Orgeln, so trutzig und uneinnehmbar sie wirken, sind sensible Naturen, und je nach Witterung neigen sie zum Schiefklang und verstimmen sich. Dann muss einer ins Gehäuse krabbeln und nachstimmen, wobei ein anderer am Spieltisch die Tasten drückt. Das klangliche Feintuning einer Orgelpfeife nennt man dagegen Intonieren, es obliegt dem Orgelbauer beim Neubau. Wichtig ist, dass jedes Register, also jede Pfeifenreihe, von hoch bis tief gleichmäßig klingt. Man will ja nicht, dass das Trompetenregister beim Ton A kräftig austeilt, aber direkt daneben beim As hüstelt und püstelt.

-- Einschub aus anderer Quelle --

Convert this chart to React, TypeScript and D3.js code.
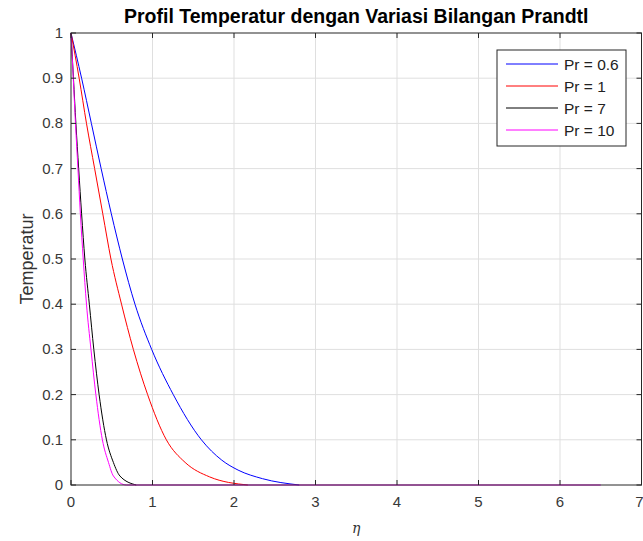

So kommt neben dem Handwerk auch ein Körnchen Physik hinzu, denn eine genaue Stimmung ist immer ein Kompromiss. Wer nur reine Quinten stimmt (c-g, g-d, d-a, a-e und so weiter), der kommt am Ende eben nicht bei c an, sondern bei einem Fitzelchen daneben. Deshalb sind gut gestimmte Quinten wie alle Intervalle immer minimal unrein, genau wie auf dem Klavier. Nur dass eine Orgel eben zuweilen über 50 Register hat, die alle pünktlich zu Weihnachten gleich schief klingen sollen. Das nennt man wohltemperiert, niemand merkt es.
Orgeln sind allerdings auch die teuersten Musikinstrumente, sieht man von Stradivari-Geigen ab. Deshalb kommt es in mancher Kirchengemeinde zu Grundsatz-Streitigkeiten: „Wollen wir wirklich für 350.000 Euro eine neue Orgel kaufen? Mit dem Geld kann man drei Dörfer in der Sahelzone über Jahre ernähren.“Ja, könnte man. Aber für die Sahelzone spendet man sowieso schon, diesmal geht es ums eigene Seelenheil. Und tatsächlich gibt es nicht wenige Menschen, die für einen Neubau eine fünfstellige Summe spenden; manche möchten sogar anonym bleiben. Sonntag für Sonntag freuen sie sich still und bescheiden an den gottgefälligen Früchten ihrer Freigebigkeit.
Ja, Kirche ohne Orgel geht gar nicht. Es fehlt das Mystische. Der Atem. Zugleich sind Orgeln so komplexe Konstruktionen, als habe der liebe Gott persönlich den letzten Feinschliff besorgt. Orgeln in Konzertsälen, oftmals mit viel Schnickschnack und Turbolader aufgemotzt, wirken dagegen wie seltsame Zwitter, großartig gebaut, doch von der Spedition am falschen Ort abgeliefert. Fast jede Konzertorgel der Neuzeit ähnelt einem Formel-1-Lotus, der immer nur im Windkanal getestet wird. Orgeln brauchen Hall, brauchen Atmosphäre, brauchen Kirchensäulen, um die herum ihr Klang fließt, brauchen den singend antwortenden Menschen. Orgelklang ist ja auch Einladung zum Dialog, nicht nur Beschallung von höherer Warte.
Es gibt Urlauber, die ihre Frankreich-Reise so planen, dass sie durch Rouen fahren, um in Saint-Ouen ein Konzert zu erleben. Wer diese Orgel lieber daheim hören möchte, kann sich die Einspielung der Orgelwerke von Marcel Dupré und Charles-Marie Widor mit dem Organisten Ben van Oosten zulegen (beim Label Dabringhaus und Grimm). Selbst hier, in seinem Wohnzimmer, erlebt der Hörer dieses Phänomen, dass er mit der ersten Sekunde Klang eine andere, eine schönere, eine erhabenere Welt betritt. Und dann hört, wie die Musik gleichsam von selbst zu atmen beginnt.